Saint Louis Mo. May 14, 1861.
Sir: In common with thousands who have perused your admirable proclamation of this morning,1 I return you the thanks of a citizen of Missouri for its pratriotic tone and tranquilizing assurances.
There is nothing in this paper which is in my opinion needs explanation; yet I wish to be able to answer, with the authority of your name, a question which I have already replied to on my own judgment. Last evening, a gentleman, of the highest respectability, and intelligence, from Greene county, Mo. asked me whether I supposed it was the intention of the United States Government to interfere with the institution of negro slavery in Missouri or any Slave State, or impair the security of that description of property. Of course, my answer was most unqualifiedly, and almost indignantly in the negative. I told him that I had no means of forming an opinion which were not open to every other private citizen; but that I felt certain that the force of the United States, would, if necessary, be exerted for the protection of this, as well as any other kind of property. Will you be good enough to spare from your engrossing military duties so much time as may be required to say whether I answered correctly?
I have the honor to be, with the highest respect, your most obedient Servant.
(Sgd) Thomas T. Gantt.
[St. Louis, Mo.] May 14, 1861.
Sir: I have just received your note of this date, inquiring whether, in my opinion, you were correct in replying to a citizen of Southwestern Missouri as to the purpose of the United States Government respecting the protection of negro property.
I must premise my saying that I have no special instructions on this Head from the War Department. But I should as soon expect to hear that the orders of the Government were directed towards the overthrow of any other kind of property as of this in negro slaves.

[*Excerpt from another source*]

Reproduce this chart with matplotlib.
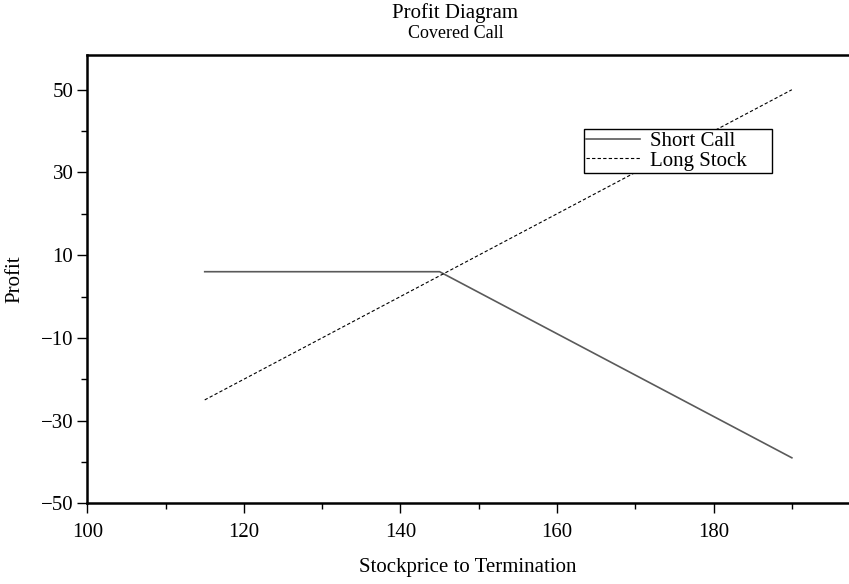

I entertain no doubt whatever that you answered the question you mention correctly. I should certainly have answered it in the same manner, and I think with the very feelings you describe. I am not a little astonished that such a question could be seriously put. Already since the commencement of these unhappy disturbances, slaves have escaped from their owners, and have sought refuge in the camps of United States troops from Northern states and commanded by a Northern General. They were carefully sent back to their owners. An insurrection of slaves was reported to have taken place in Maryland. A Northern General offered to the Executive of that State the aid of Northern troops under his own command, to suppress it. Incendiaries have asked of the President permission to invade the Southern States, and have been warned that any attempt to do this will be punished as a crime. I repeat it, I have no special means of knowledge on this subject, but what I have cited, and my general acquaintance with the statesmanlike views of the President, makes me confident in expressing the opinion above given. Very respectfully, Your obedt. Servant:
[William S. Harney]
Thomas T. Gantt to Brig. Genl. W. S. Harney, 14 May 1861, and Brigadier General [William S. Harney] to Thomas T. Gantt, Esq., 14 May 1861, vol. 2/8 DMo, pp. 202–4, Letters Sent, series 5481, Department of the West, U.S. Army Continental Commands, Record Group 393 Pt. 1, National Archives.
1. In a proclamation to the people of Missouri on May 14, 1861, General William S. Harney, commander of the Department of the West, criticized the Missouri general assembly, dubbing its recent military bill “an indirect secession ordinance.” Warning Missourians that their state “must share the destiny of the Union,” he predicted that “the whole power of the Government of the United States, if necessary, will be exerted to maintain Missouri in her present position in the Union” and pledged himself to that end. Regarding the interests of Missouri unionists, he affirmed, “I shall exert my authority to protect their persons and property from violations of every kind.” (The War of the Rebellion: A Compilation of the Official Records of the Union and Confederate Armies, 128 vols. [Washington, 1880–1901], series 1, vol. 3, pp. 371–72.)